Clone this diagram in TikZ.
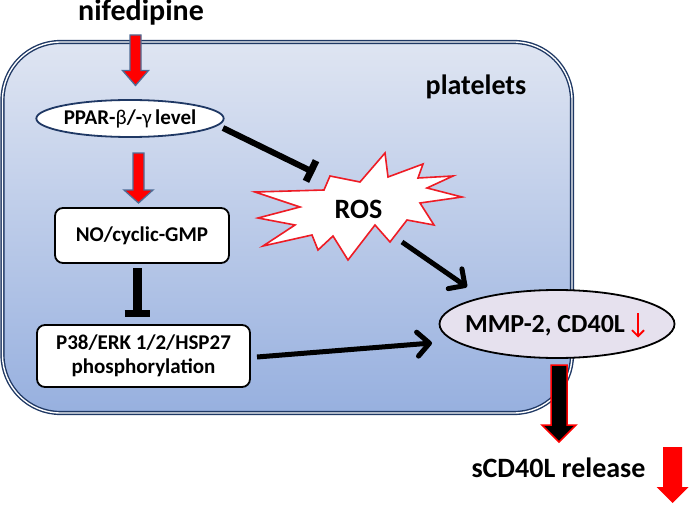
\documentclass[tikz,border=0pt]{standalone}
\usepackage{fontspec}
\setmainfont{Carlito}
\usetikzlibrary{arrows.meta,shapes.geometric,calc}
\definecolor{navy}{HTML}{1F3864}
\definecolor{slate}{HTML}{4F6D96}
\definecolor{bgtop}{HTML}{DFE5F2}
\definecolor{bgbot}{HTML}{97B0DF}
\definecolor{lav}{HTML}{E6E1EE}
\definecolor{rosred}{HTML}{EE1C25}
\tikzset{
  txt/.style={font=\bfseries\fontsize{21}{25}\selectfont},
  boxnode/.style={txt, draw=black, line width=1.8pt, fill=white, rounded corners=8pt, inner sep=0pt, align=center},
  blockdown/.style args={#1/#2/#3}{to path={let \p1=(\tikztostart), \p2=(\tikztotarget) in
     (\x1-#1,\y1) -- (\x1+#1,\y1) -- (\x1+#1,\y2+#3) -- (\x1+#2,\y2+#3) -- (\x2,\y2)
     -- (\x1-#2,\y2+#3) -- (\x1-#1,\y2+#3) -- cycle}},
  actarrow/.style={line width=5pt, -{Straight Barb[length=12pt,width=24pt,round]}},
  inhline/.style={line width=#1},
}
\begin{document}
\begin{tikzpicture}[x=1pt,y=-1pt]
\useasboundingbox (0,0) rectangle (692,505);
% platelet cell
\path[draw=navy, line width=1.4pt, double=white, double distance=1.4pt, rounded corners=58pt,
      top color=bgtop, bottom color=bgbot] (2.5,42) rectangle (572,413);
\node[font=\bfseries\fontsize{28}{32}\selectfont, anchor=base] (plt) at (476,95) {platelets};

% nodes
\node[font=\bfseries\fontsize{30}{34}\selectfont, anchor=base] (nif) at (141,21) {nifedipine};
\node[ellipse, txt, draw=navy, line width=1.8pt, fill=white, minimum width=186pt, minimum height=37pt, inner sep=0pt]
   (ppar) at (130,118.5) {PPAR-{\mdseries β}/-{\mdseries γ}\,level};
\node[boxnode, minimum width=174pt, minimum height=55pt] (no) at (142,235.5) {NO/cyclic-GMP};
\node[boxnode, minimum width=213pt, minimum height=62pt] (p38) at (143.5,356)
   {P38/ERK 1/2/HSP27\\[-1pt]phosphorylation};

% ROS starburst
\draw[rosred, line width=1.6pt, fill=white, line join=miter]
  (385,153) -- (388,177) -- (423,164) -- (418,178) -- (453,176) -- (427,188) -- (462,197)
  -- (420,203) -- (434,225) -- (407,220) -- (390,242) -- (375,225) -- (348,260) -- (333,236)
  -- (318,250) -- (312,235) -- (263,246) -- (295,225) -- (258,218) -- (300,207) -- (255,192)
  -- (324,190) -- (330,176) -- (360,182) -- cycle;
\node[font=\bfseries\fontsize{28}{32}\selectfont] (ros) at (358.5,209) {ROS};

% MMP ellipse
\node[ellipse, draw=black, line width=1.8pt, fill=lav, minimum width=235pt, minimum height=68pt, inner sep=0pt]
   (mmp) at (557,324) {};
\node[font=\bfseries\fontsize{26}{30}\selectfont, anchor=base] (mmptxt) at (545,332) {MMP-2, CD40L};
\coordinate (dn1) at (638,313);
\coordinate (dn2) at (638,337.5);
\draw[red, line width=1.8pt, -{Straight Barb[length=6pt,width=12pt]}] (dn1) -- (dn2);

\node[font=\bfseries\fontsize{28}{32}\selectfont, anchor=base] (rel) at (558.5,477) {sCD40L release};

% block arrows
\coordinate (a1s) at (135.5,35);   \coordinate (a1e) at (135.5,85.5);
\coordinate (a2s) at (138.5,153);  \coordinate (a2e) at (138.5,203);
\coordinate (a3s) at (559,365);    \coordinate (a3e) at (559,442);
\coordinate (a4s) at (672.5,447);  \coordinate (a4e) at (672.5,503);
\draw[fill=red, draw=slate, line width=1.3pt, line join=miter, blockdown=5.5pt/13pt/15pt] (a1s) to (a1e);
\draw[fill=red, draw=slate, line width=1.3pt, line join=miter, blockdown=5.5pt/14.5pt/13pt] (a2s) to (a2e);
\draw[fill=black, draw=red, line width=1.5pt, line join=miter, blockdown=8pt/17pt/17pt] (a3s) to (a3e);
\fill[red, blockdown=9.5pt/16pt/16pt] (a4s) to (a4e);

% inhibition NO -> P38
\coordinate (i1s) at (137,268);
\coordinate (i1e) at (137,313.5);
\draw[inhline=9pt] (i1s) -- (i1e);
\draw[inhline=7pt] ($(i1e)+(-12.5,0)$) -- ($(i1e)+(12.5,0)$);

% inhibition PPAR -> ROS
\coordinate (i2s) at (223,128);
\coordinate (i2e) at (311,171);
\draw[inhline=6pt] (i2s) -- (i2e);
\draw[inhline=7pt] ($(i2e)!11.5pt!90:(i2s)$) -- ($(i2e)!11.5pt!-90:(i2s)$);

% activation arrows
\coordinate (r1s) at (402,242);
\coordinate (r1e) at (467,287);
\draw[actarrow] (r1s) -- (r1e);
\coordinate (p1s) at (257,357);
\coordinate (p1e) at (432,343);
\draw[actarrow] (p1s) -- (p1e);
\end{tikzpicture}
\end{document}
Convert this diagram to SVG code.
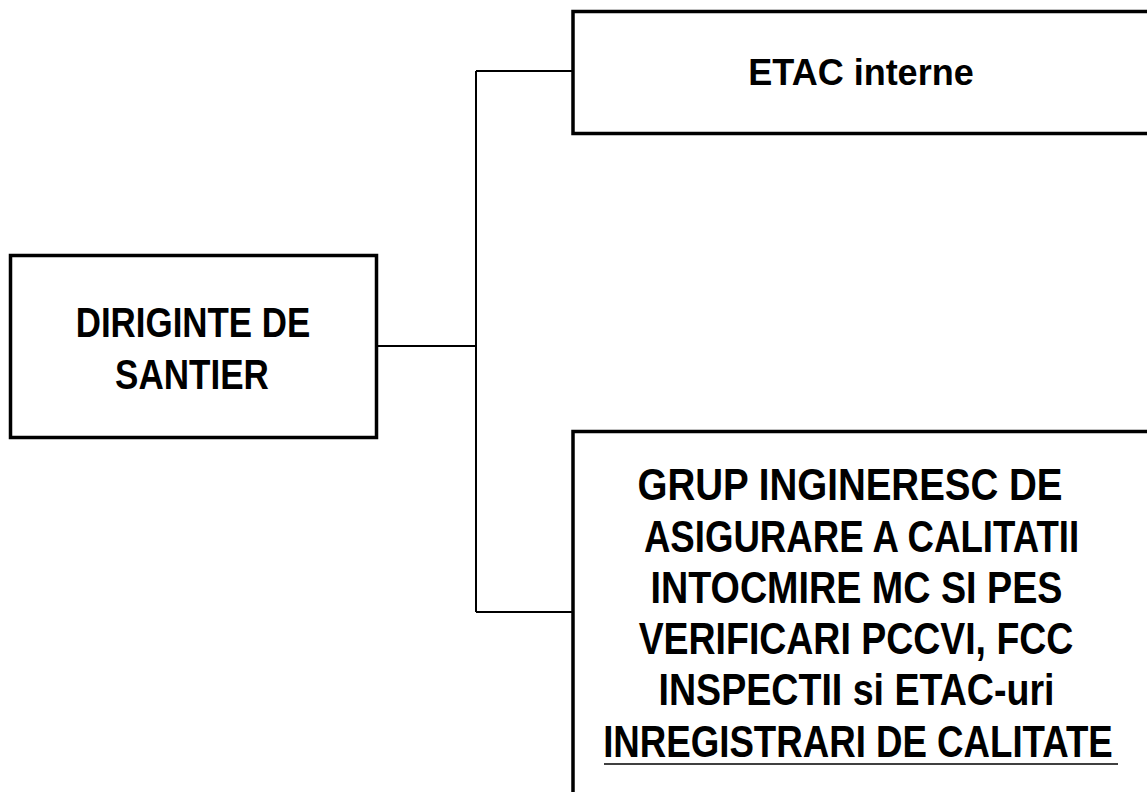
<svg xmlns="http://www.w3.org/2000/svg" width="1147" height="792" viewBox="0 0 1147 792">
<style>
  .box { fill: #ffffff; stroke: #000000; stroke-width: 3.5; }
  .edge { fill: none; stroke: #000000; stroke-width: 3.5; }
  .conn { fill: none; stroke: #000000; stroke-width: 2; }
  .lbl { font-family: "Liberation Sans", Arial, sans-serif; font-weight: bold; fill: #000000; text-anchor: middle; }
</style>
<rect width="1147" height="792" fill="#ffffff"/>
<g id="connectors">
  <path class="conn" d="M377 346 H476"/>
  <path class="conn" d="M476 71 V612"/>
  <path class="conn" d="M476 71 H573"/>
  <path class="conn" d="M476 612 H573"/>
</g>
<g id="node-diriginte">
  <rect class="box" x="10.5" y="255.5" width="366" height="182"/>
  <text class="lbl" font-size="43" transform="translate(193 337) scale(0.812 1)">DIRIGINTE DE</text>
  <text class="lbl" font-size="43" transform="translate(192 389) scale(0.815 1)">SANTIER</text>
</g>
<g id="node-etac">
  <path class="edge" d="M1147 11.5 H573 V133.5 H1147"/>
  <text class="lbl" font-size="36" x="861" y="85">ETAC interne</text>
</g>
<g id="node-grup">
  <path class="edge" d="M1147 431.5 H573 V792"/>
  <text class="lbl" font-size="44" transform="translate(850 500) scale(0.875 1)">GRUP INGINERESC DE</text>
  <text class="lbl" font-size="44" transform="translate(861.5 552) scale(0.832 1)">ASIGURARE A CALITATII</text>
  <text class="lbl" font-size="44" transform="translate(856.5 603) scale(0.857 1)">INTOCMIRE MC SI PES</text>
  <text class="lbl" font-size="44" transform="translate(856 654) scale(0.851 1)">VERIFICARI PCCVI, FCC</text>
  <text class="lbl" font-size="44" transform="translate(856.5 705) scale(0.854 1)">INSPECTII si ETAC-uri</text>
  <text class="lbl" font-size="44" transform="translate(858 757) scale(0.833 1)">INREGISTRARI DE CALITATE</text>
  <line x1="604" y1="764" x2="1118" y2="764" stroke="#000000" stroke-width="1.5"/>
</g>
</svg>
* * * * * * *
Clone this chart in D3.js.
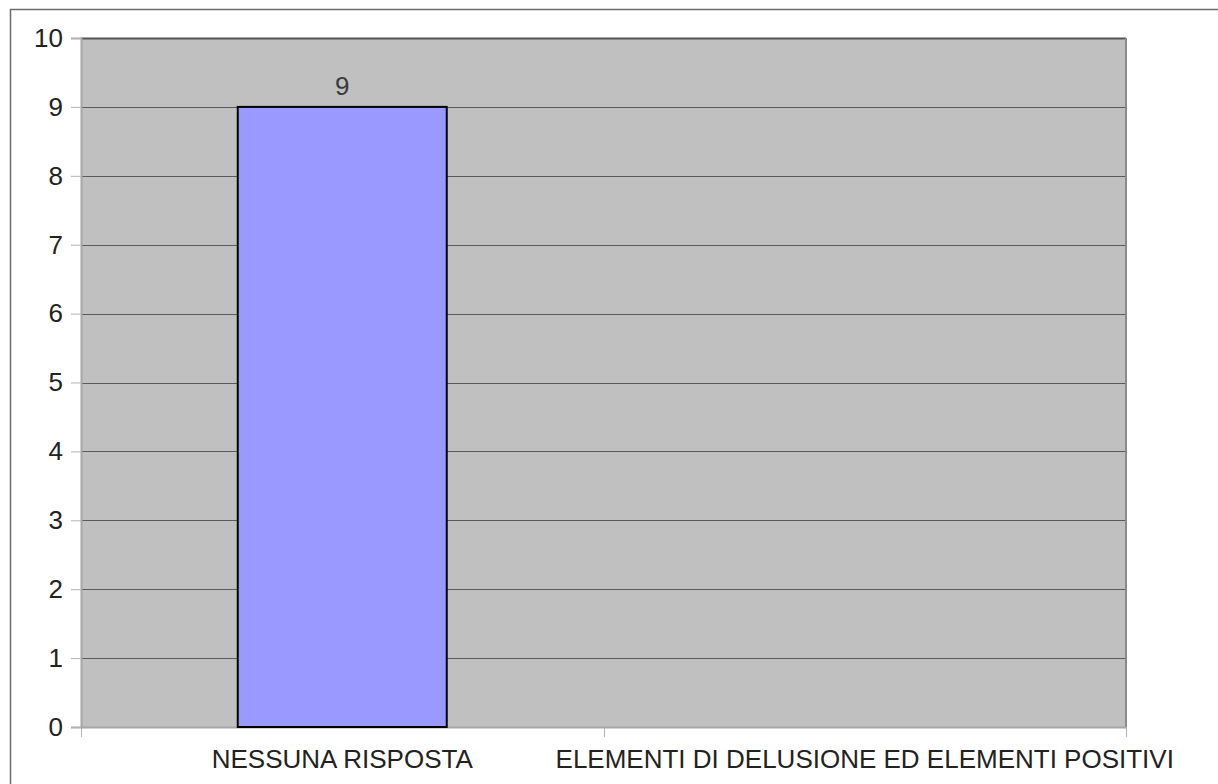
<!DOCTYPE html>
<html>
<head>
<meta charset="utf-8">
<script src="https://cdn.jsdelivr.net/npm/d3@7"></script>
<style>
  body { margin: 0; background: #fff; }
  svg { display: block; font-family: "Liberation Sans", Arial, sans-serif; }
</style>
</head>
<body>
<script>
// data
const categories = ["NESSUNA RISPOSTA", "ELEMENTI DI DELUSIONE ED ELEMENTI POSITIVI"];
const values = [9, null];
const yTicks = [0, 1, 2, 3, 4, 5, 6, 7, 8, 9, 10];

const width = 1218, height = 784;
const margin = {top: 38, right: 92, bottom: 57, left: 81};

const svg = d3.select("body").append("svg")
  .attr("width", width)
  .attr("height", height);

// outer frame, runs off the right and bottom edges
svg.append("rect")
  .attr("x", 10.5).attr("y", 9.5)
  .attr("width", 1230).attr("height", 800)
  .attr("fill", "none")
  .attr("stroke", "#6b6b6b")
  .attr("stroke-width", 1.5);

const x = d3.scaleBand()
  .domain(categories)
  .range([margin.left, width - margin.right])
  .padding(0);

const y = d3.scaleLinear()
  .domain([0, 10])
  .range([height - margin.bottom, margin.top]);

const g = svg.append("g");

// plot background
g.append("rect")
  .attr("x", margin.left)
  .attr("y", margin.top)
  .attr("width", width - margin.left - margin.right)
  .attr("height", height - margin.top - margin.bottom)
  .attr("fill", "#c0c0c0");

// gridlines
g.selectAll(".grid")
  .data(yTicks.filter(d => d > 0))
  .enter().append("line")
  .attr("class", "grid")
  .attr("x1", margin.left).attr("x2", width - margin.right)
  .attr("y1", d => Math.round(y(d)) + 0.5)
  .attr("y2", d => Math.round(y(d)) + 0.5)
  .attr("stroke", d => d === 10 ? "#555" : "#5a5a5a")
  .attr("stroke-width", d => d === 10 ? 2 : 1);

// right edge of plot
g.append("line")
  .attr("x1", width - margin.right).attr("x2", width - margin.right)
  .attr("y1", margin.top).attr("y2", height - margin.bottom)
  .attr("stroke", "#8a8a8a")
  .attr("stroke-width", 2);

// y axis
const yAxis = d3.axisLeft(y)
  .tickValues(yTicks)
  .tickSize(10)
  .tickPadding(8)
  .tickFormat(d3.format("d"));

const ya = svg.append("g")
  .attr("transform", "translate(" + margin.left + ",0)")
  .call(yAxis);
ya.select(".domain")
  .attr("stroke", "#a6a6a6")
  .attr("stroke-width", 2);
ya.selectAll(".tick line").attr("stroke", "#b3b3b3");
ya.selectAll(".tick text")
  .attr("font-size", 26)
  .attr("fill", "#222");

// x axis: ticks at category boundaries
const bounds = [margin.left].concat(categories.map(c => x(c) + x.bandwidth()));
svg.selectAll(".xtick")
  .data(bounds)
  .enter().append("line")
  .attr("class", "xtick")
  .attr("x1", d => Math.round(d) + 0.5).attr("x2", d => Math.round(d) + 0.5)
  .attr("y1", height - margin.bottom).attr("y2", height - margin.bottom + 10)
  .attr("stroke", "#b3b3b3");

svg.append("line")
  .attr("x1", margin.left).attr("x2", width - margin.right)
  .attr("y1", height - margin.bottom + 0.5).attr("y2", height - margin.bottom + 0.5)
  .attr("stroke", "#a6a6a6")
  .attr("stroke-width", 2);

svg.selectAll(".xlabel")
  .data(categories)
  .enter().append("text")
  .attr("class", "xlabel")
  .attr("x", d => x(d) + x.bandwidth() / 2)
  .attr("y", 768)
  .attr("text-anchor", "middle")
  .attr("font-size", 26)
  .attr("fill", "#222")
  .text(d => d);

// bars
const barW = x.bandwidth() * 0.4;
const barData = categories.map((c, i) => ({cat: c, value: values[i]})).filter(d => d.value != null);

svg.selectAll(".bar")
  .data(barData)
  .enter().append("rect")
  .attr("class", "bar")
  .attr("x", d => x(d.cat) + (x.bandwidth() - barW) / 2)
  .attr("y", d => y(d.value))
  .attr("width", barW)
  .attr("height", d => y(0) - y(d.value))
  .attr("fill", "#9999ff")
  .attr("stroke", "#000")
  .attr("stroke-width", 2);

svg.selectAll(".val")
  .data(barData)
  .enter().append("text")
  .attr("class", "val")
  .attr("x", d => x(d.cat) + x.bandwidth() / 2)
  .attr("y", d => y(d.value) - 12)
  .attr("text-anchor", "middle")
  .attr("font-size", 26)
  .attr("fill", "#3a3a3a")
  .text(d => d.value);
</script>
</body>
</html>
* * * * * * *
### SHORT EXERCISE
Where a line above includes "this", copy that line.

### ANSWER TO THE TASK
Clone this diagram in TikZ.
Convert this diagram to SVG code.
Clone this chart in D3.js.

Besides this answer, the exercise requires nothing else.